After hopping in, my excitement levels weren't raised; sure, my time in the 3 may have skewed my view but the Mazda2 is still starting to show its age.

The hard plastics are an immediate sign this is a typically affordable car. Despite Mazda simplifying the range by going from three variants to two and upping the spec level on the entry-level Neo Sport, a lot of things buyers will now want from an entry-level model are missing.

There's no trip computer with vehicle info, no phone connectivity, no sat nav, no cameras, no sensors.

But, rather than focus on what it hasn't got, let's have a look at what it does. It has a capable 1.5-litre four-cylinder engine which will happily rev high and get you going in a zippy manner. True, it'd be more enjoyable in manual guise or with an extra gear in the auto but changes are smooth and around town you won't notice anything annoying.

And space-wise, for a small car it's great. There is plenty of headroom and a height-adjustable driver's seat, legroom is good even for taller folk and visibility is excellent.

It even went above and beyond its job description by accommodating two swags, two camping chairs, backpacks and a camping trip's supply of "refreshments" when a mate's Pajero packed it in ahead of a camping trip.

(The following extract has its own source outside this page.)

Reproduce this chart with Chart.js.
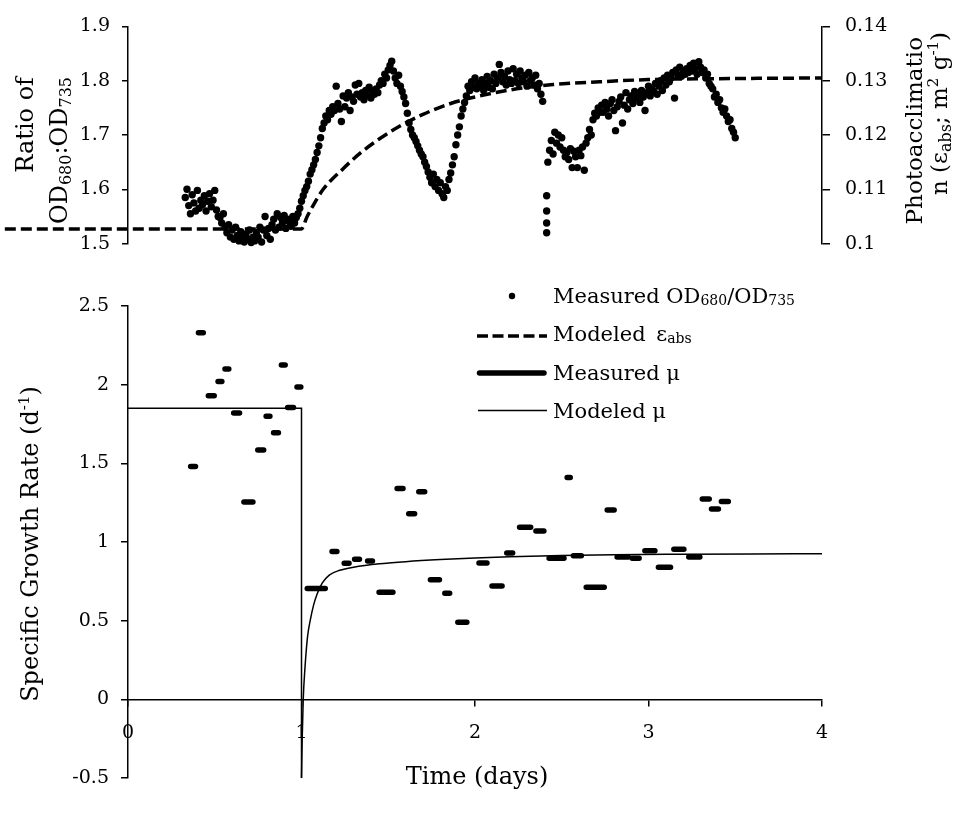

By the time it'd handled gravel roads and highway speeds and overtaking, I was far more enamoured.

But . . . there was just the nagging feeling that new cars have moved beyond what the current Mazda2 offers. Yes, it's affordable at $17-odd grand but even cheaper cars in the light-car segment, like the Fiat 500, come with phone connectivity. In fact, it's probably the tech that is the 2's biggest drawback. Its infotainment system is rudimentary at best.

The only car info you get is the odometer.

All that aside, you can see why Mazda2 has sold in big numbers: it does the basics very well and offers hassle-free ownership. That used to be good enough but now buyers want more.


  • MAZDA2 *

  • Model * Neo Sport

  • Price * $17,440

  • Engine * 1.5-litre four-cylinder petrol

  • Outputs * 76kW/135Nm

  • Transmission * Four-speed automatic

  • Thirst * 6.8L/100km

VERDICT If you can wait until the end of the year, you'll get a far superior model at a similar price. But, if dealers slash prices and are looking to get these out the door, you'll still get a highly capable vehicle for a steal.